Sandy Struman, a staff employee at CSUN, said she, too, found the exhibit appalling.

"I attended the Islamic exhibit believing mistakenly that it was intended to promote peace and understanding," Struman said. "But what I saw was a photograph mounted on the exhibit with a slogan underneath that stated 'Zionism is Nazism' which is the antithesis of peace and understanding."

Struman was told there was nothing to be done when she spoke to campus management.

"It was a horrendous thing to have on campus, but it all falls under freedom of speech," she said. "I respect that, but there's a fine line between freedom of speech and inciting hatred, and I don't know where one starts and the other stops."

"The intention wasn't to make people confrontational, but to raise awareness as to what's happening [in Israel] and other countries," Mehdi said. "Just because it's controversial doesn't mean it should not be brought up."

The MSA exhibit came as no surprise to Sharon Kupferman, a junior studying child development and leader of CSUN's Student Israel Public Affairs Committee. Kupferman said she was approached about a joint program by MSA student leaders following the Sept. 11 tragedies.

"They seemed interested but then they changed their minds," she said. "I also went to their lecture the week after [Sept. 11] and it was very anti-Israel, anti-American. So when I heard about the intolerance museum I wasn't surprised."

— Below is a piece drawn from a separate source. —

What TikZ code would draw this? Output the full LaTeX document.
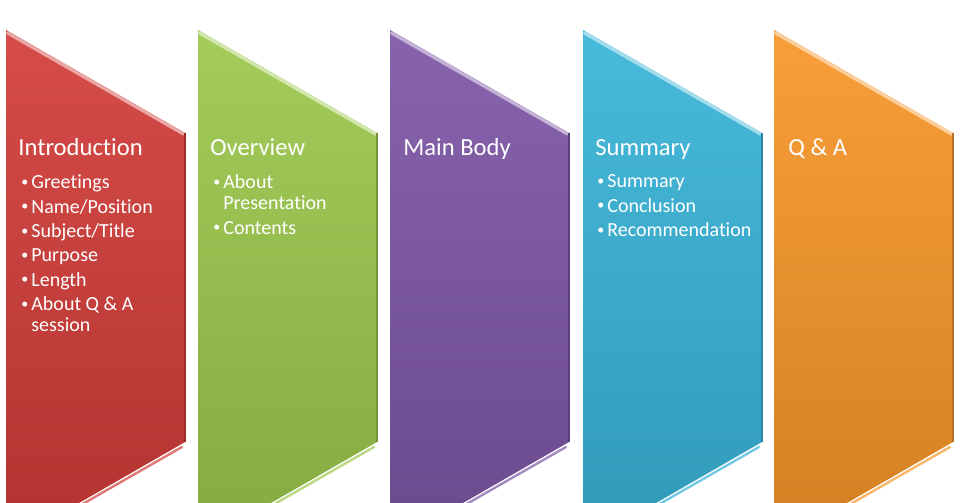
\documentclass[tikz,border=0pt]{standalone}
\usepackage{fontspec}
\setmainfont{Carlito}[Ligatures=NoCommon]
\usetikzlibrary{positioning}
\definecolor{StepRed}{RGB}{210,60,56}
\definecolor{StepGreen}{RGB}{156,200,76}
\definecolor{StepPurple}{RGB}{125,86,166}
\definecolor{StepBlue}{RGB}{56,180,216}
\definecolor{StepOrange}{RGB}{248,150,40}
\newcommand{\bul}{\makebox[5pt][l]{\raisebox{0.25ex}{\scalebox{0.7}{\textbullet}}}}
\newcommand{\cont}{\hspace*{5pt}}

\begin{document}
\begin{tikzpicture}[x=0.5pt, y=-0.5pt,
      ttl/.style={anchor=base west, text=white, inner sep=0pt,
                  font=\fontsize{12.3}{14}\selectfont},
      lst/.style={anchor=north west, align=left, text=white, inner sep=0pt,
                  font=\fontsize{10}{10.5}\selectfont}
    ]
    \useasboundingbox (0,0) rectangle (960,503);
    \clip (0,0) rectangle (960,503);
    \fill[white] (0,0) rectangle (960,503);

    % the five slanted panels
    \foreach \x/\c in {6/StepRed, 198/StepGreen, 390/StepPurple, 583/StepBlue, 774/StepOrange}{
      \shade[top color=\c!92!white, bottom color=\c!85!black]
        (\x,30) -- ++(179,103) -- ++(0,309) -- ++(-179,103) -- cycle;
      \draw[\c!45!white, line width=1.6pt, line cap=round] (\x+1.5,33) -- ++(176,101);
      \draw[\c!70!white, line width=1.2pt, line cap=round] (\x+176,447) -- ++(-150,86);
      \draw[\c!75!black, line width=0.6pt] (\x+179,133) -- ++(0,309);
    }

    \node[ttl] (intro) at (18,155)  {Introduction};
    \node[ttl] (over)  at (210,155) {Overview};
    \node[ttl] (main)  at (403,155) {Main Body};
    \node[ttl] (summ)  at (595,155) {Summary};
    \node[ttl] (qa)    at (788,155) {Q \& A};

    \node[lst] (introlist) at (21,174.5)
      {\bul Greetings\\[1.7pt]\bul Name/Position\\[1.7pt]\bul Subject/Title\\[1.7pt]
       \bul Purpose\\[1.7pt]\bul Length\\[1.7pt]\bul About Q \& A\\\cont session};
    \node[lst] (overlist) at (213,174.5)
      {\bul About\\\cont Presentation\\[1.7pt]\bul Contents};
    \node[lst] (summlist) at (597,174.5)
      {\bul Summary\\[1.7pt]\bul Conclusion\\[1.7pt]\bul Recommendation};
  \end{tikzpicture}
\end{document}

Kupferman said Jewish student groups are working on a response to the incident, including setting up their own tables on campus to show support for Israel. Arrangements are also being made to provide interested students with training sessions to learn to respond to anti-Israel sentiment on campus according to Aaron Levinson, director of the Anti-Defamation League's Valley office.

Reichman said he plans to get active promoting pro-Israel sentiment on campus.

"We don't want people just to be exposed to the Arab viewpoint," he said.